Example: A bystander video of an incident can transform private pain into public demand for justice; a diary entry discovered decades later can alter a scholar’s interpretation of a historical figure.
Preservation: From Paper to Pixels
How records survive determines what the future can know.
- Physical archives. Libraries and museums preserve letters, photographs, and objects using climate control, conservation techniques, and cataloguing systems.
- Digital fragility. Digital records are easy to create but vulnerable to format changes, bit rot, and platform policies. Backups, open formats, and institutional stewardship matter.
- Oral histories. Spoken testimony must be recorded and transcribed to become part of an archive. Projects that capture elders’ memories preserve otherwise invisible histories.
- Access and curation. Preservation isn’t just saving; it’s making retrievable. Metadata, indexing, and public access policies shape who can consult records and how they’re interpreted.
Preservation choices — what to save, how to describe it, who can see it — are acts of power that influence historical narratives.
Truth, Bias, and the Ethics of the Record
Recording does not equal truth. Memory biases, narrative shaping, selective archiving, and malicious alteration all complicate the reliability of records.
- Memory’s fallibility. Neuroscience shows that memories change with each retrieval. Memoirs can be deeply true emotionally while being factually imprecise.
- Institutional bias. State archives and mainstream media have historically privileged elite voices. Recovering subaltern records is essential for fuller histories.
- Deepfakes and manipulation. Technological advances make forgeries easier; verifying provenance and using multiple sources remains essential.
- Consent and harm. Recording and publishing can expose trauma or endanger people. Ethical frameworks should guide when and how to make records public.
A healthy record culture values corroboration, transparency about sources, and respect for subjects.

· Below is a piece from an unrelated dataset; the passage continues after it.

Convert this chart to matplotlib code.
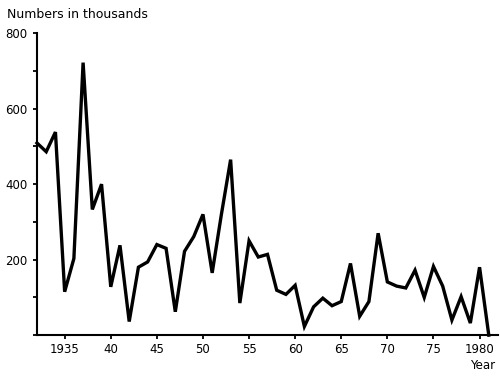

Making Your Own Record: Practical Tips
- Be selective and specific. Keep what matters to your story: letters, photos with notes, dates, and names.
- Back up digitally in multiple locations and use open formats (PDF/A, TIFF, plain text).
- Add context. A photo without a caption is a riddle; write short notes about why something mattered.
- Consider oral history. Record conversations with elders; ask open questions and obtain permission for future use.
- Think ethically. Ask whether publishing a personal detail will harm someone; anonymize when appropriate.
The Future of “For the Record”
As AI, ubiquitous cameras, and distributed ledgers change how we document life, the concept of a record will keep evolving.
- Democratisation of record-keeping. More people can create and publish records, diversifying the archive.
- Trust systems. Cryptographic timestamps and decentralized ledgers may help verify provenance, but won’t replace critical source evaluation.
- Ethical frameworks and laws will need to catch up to balance public interest with privacy and safety.
The core impulse remains constant: to be seen accurately, to be remembered, and to make sure important facts survive.
For the record, memory and documentation are not passive repositories; they are active choices that shape identity, justice, and history. Memoirs lend intimacy, milestones give structure, and moments — big and small — supply the sparks that change courses. How we record, preserve, and interpret those traces will determine which stories endure and which fade.